When Jesus was walking along the shore of the Sea of Galilee and called out to Simon and Andrew, he was calling them to a new identity. They had been fishermen and as fishermen they cast out nets, caught fish, mended nets, and brought the fish to market. Jesus called out to them and said that he would change their identity. No longer would they be fishermen but they would become fishers for people.

Some of the translations read, "I will make you fish for people" rather than "I will make you fishers of people." At first glance it may seem as though there is no great difference between "fish for people" and "fishers for people." But there is a major difference. If Jesus told Simon and Andrew that he would make them fish for people then he would only have been calling them to do a different task. However, by calling Simon and Andrew to become fishers for people, Jesus was calling them to a new identity. No longer would they be fishermen and do the tasks that fishermen do but they would shift their identity and become fishers for people and do the tasks associated with that. Jesus was calling them to a new identity – not just a new task.

I like to make a lot of lists. I make lists of what I need to get at the store and most importantly I make lists of what tasks I need to do in a given day or a given week. So for instance part of my list for this week went something like this:

write up bulletin information and e-mail to Ruth,

write sermon,

prepare Presbyterian Women bible study,

do lesson plan for adult Sunday School,

have lunch with clergywomen.

That’s just a snippet but you get the idea. Each of the items on this list are specific tasks that I had for this week. When I completed a task I could mark through it on my list – it had been completed.

So if Jesus called Simon and Andrew to fish for people that could have been just one more item to add to their list for the day.

Go fishing,

mend net,

de-bone fish for market,

fish for people.

It would be just one more thing to check off at the end of the day. So that’s why it is important that Jesus didn’t tell Simon and Andrew that he would make them fish for people but that they would become fishers for people.

If one is a fisher for people then the tasks that one does will flow from that identity. But what in the world does Jesus mean by telling Simon and Andrew that they will become fishers for people? When I was growing up and heard this passage, I would imagine Simon and Andrew going out into crowded marketplaces with their rod and reel casting into the crowd, hoping to hook someone and reel them in to Christ. But that isn’t exactly what Jesus is talking about here. He wasn’t just calling Simon and Andrew to exchange their fishing hole and do the same tasks on dry land. With a change in identity comes a change in tasks.

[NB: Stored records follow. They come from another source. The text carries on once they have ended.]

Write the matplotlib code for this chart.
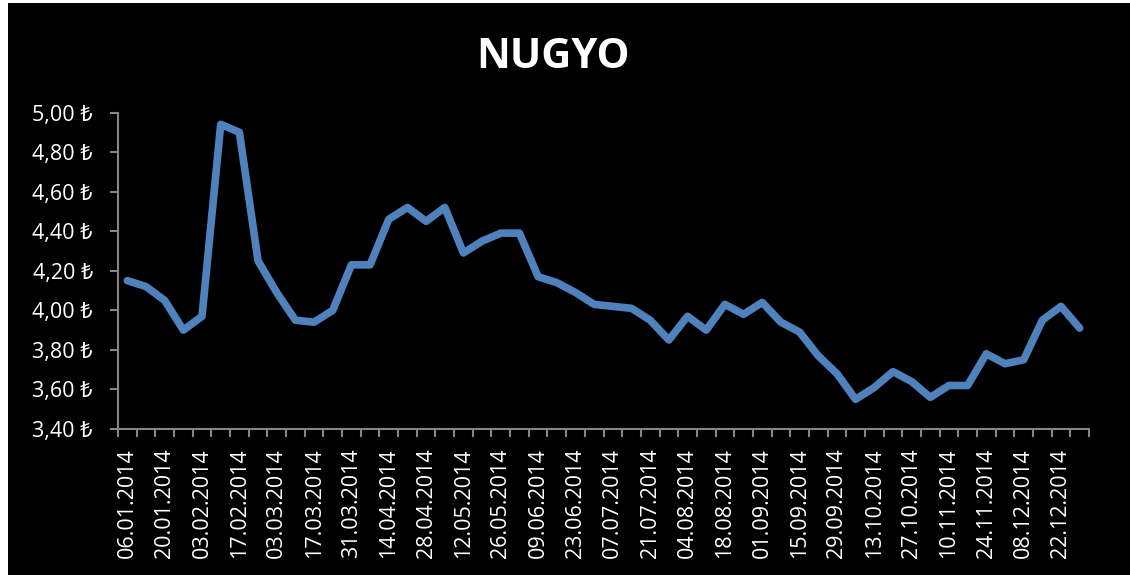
import matplotlib
matplotlib.use("Agg")
import numpy as np
import pandas as pd
import matplotlib.pyplot as plt
from matplotlib.patches import Rectangle
from matplotlib.ticker import FixedLocator, FuncFormatter

# weekly closing prices, 2014
dates = pd.date_range("2014-01-06", periods=52, freq="7D")
prices = [4.15, 4.12, 4.05, 3.90, 3.97, 4.94, 4.90, 4.25, 4.09, 3.95,
          3.94, 4.00, 4.23, 4.23, 4.46, 4.52, 4.45, 4.52, 4.29, 4.35,
          4.39, 4.39, 4.17, 4.14, 4.09, 4.03, 4.02, 4.01, 3.95, 3.85,
          3.97, 3.90, 4.03, 3.98, 4.04, 3.94, 3.89, 3.77, 3.68, 3.55,
          3.61, 3.69, 3.64, 3.56, 3.62, 3.62, 3.78, 3.73, 3.75, 3.95,
          4.02, 3.91]
labels = [d.strftime("%d.%m.%Y") for d in dates]

fonts = ["Open Sans", "Noto Sans", "DejaVu Sans"]
plt.rcParams["font.family"] = fonts

fig = plt.figure(figsize=(11.3, 5.75), dpi=100, facecolor="white")
# black chart area with thin white border on left/top
fig.patches.append(Rectangle((8 / 1130, -0.01), 1.01, 1.01 - 3 / 575, transform=fig.transFigure,
                             facecolor="black", edgecolor="none", zorder=-10))

ax = fig.add_axes([118 / 1130, 1 - 429 / 575, (1089 - 118) / 1130, (429 - 112.5) / 575])
ax.set_facecolor("black")

x = np.arange(len(prices))
ax.plot(x, prices, color="#4F81BD", linewidth=5.5, solid_joinstyle="round",
        solid_capstyle="round", clip_on=False)

ax.set_xlim(-0.5, len(prices) - 0.5)
ax.set_ylim(3.4, 5.0)
ax.set_yticks(np.arange(3.4, 5.01, 0.2))
ax.yaxis.set_major_formatter(FuncFormatter(lambda v, p: f"{v:.2f}".replace(".", ",") + " \u20ba"))

ax.set_xticks(x[::2])
ax.set_xticklabels(labels[::2], rotation=90)
ax.xaxis.set_minor_locator(FixedLocator(np.arange(len(prices) + 1) - 0.5))

for s in ["top", "right"]:
    ax.spines[s].set_visible(False)
for s in ["left", "bottom"]:
    ax.spines[s].set_color("#868686")
    ax.spines[s].set_linewidth(1.5)

ax.tick_params(axis="x", which="major", length=0, pad=14, labelsize=15.5, labelcolor="white")
ax.tick_params(axis="x", which="minor", length=6, width=1.5, color="#868686", direction="out")
ax.tick_params(axis="y", length=6, width=1.5, color="#868686", pad=12, labelsize=15.5,
               labelcolor="white")

fig.text(553 / 1130, 1 - 57 / 575, "NUGYO", color="white", fontsize=30, fontweight="bold",
         ha="center", va="center")

fig.savefig("out.png", dpi=100, facecolor=fig.get_facecolor())
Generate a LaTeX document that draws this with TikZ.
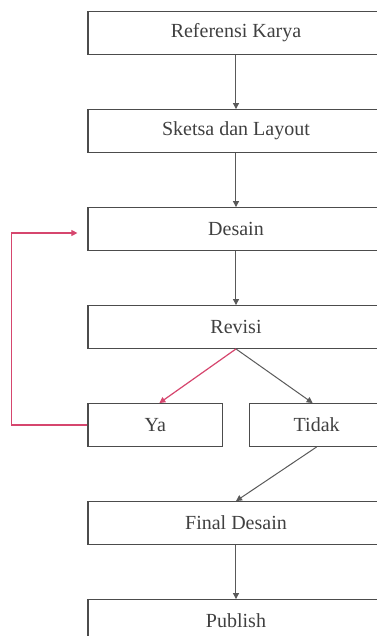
\documentclass[tikz,border=0pt]{standalone}
\usepackage{fontspec}
\setmainfont{Liberation Serif}
\newfontfamily\boxfont{Liberation Serif}
\usetikzlibrary{arrows.meta}
\definecolor{loopred}{RGB}{214,70,110}

\begin{document}
\begin{tikzpicture}[->,>={Triangle[length=4.5pt,width=4.5pt]},auto,node distance=73.5pt,
  step box/.style={rectangle,draw=black!70,line width=0.9pt,text=black!75,
  font=\boxfont\fontsize{15}{18}\selectfont,minimum width=222pt,minimum height=32pt,inner sep=0pt},
  small box/.style={step box,minimum width=101pt}]

  \useasboundingbox (-177pt,24.75pt) rectangle (105.75pt,-452.25pt);
  \clip (-177pt,24.75pt) rectangle (105.75pt,-452.25pt);

  \node[step box] (ref) {Referensi Karya};
  \node[step box] (sketsa) [below of=ref] {Sketsa dan Layout};
  \node[step box] (desain) [below of=sketsa] {Desain};
  \node[step box] (revisi) [below of=desain] {Revisi};
  \node[small box] (ya) [below of=revisi,xshift=-60.5pt] {Ya};
  \node[small box] (tidak) [below of=revisi,xshift=60.5pt] {Tidak};
  \node[step box] (final) [below of=revisi,yshift=-73.5pt] {Final Desain};
  \node[step box] (publish) [below of=final] {Publish};

  \coordinate (back) at ([xshift=-57pt]ya.west);

  \path[every edge/.style={draw=black!65,line width=0.75pt}]
    (ref) edge (sketsa)
    (sketsa) edge (desain)
    (desain) edge (revisi)
    (revisi.south) edge ([xshift=-3pt]tidak.north)
    (tidak.south) edge (final.north)
    (final) edge (publish);

  % jalur revisi kembali ke desain
  \draw[draw=loopred,fill=loopred,line width=0.9pt] (revisi.south) -- ([xshift=3pt]ya.north);
  \draw[draw=loopred,line width=0.9pt,shorten >=7.5pt] (ya.west) -- (back) |- ([yshift=-3pt]desain.west);
\end{tikzpicture}
\end{document}
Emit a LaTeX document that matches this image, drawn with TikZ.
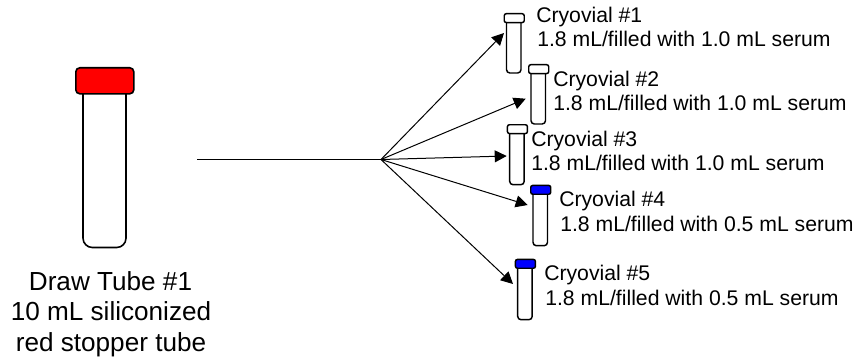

When Jesus was calling Simon, Andrew, James, and John to follow him, he was calling them to become disciples. They would change their identity from fishermen on the Sea of Galilee to disciples of Christ. Discipleship is an identity, not a task.

If discipleship were a task, we could add it to our daily lists:

go to grocery store,

pick up kids from school,

do discipleship,

fix dinner.

But discipleship isn’t just a task that we can do each day and then cross off our list. Discipleship is an identity – not a task. If discipleship is our identity then the tasks that we list for the day will spring from that identity. So the list of tasks for a disciple may look something like:

read Bible,

pick up kids from school and tell them I love them,

go through closet, pull out clothes I no longer wear and donate them to charity,

fix dinner and make extra for sick friend,

pray.

These tasks, though mundane, stem from one’s identity as disciple. Being a disciple or follower of Jesus isn’t something that we do. It is something we become.

The call has gone out and we have confessed ourselves to be disciples. What tasks do we need to do in order to fulfill that identity?